2. They Like you; the team like and admire their leader who is supportive to their career and helped shaped it, they work with enthusiasm and passion, and they would forget all pain and stress to achieve results.


3. They know you can deliver; you have been a champion leader and you have showed them the road and how to overcome the challenges and delivery. This is the perfect scenario that a leader can present to the team.


4. You help them grow; you support their career growth and don’t imprison them in their role to satisfy your business needs, this is the role of the leader to make another leader.
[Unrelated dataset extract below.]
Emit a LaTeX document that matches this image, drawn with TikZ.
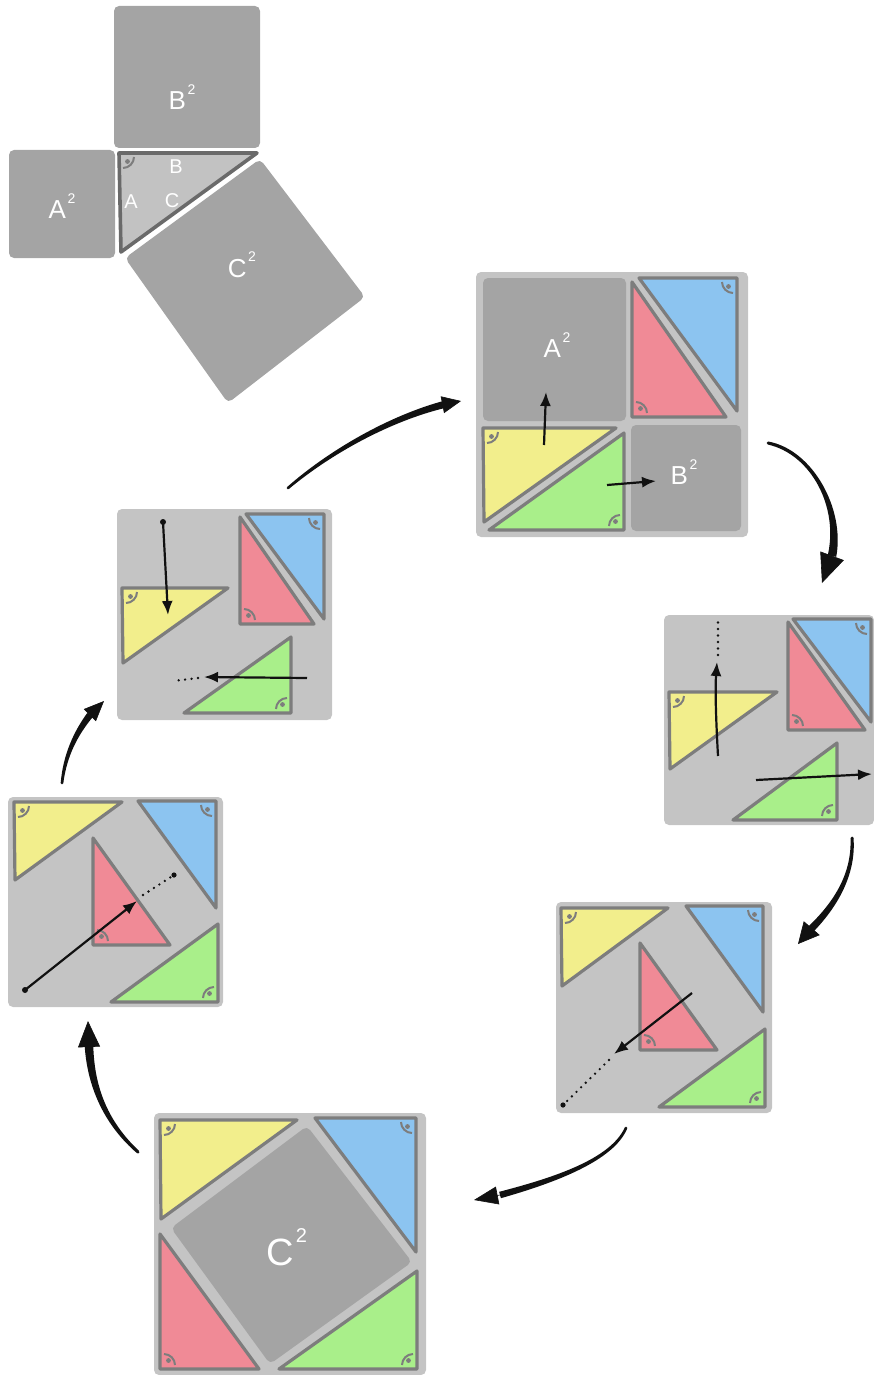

You help and guide their growth and accept the idea of letting them leave you, but this is the cycle of growth, losing for some and gaining for others and embracing the succession planning and growing the organization.


5. Of who you are and what you represent; this is the deepest level of great leadership and apply to both leaders in organization and in communities, the team believe in you and follow you for who you are and what you represent.

Rule #2: It’s only about you

We have seen leadership evolute through history, and it is not about picking the best school of thoughts but more about adapting the best of each school to help grow your organization, your team and yourself.


  • 6th  Century BC, Lao Tzu – Mastering others is strength; Mastering yourself is true power.

The leader is best when people believe the leader barely exists; that way, when the worker’s job is done people believe they have achieved it themselves.


  • 1st Century, JESUS – Do to others as you would have them do to you.

Leadership become about equality and fairness between leader and followers.


  • 16th Century, Machiavelli – taught great insights about the perils of managing change; also said it’s all about the leader and the leader must maintain power at all costs.

The leaders should maintain power by force or deceit if needed.


  • 19th Century, Thomas Carlyle – leaders are born not made. If you have it then great things happen, if you don’t then tough. You are either a leader or a follower, a manager, or a worker

Abraham Lincoln. With public sentiment, nothing can fail. Without it, nothing can succeed.


  • 20th Century – Frederick Taylor – no longer about helping people be the best, just optimise their work; this has resulted in a massive gap between managers and workers.

Nelson Mandala. I couldn’t change others, until I changed myself.


  • Today - Leadership isn’t about you or the position, it’s about each single one of us who can make a difference. This is the basis of rule number one - It’s not about you, it’s about the people

The true leader looks at themselves and start acting to deliver authentically. This is the basis of rule number two - it’s only about you.


There is no such thing as a perfect leader, the next best thing is a leader who can combine rule number one and rule number two.


As we live in a complex fast-moving world, mastering these two simple rules will help you lead better and grow your team, self, and your organization. It is time to start applying these two rules.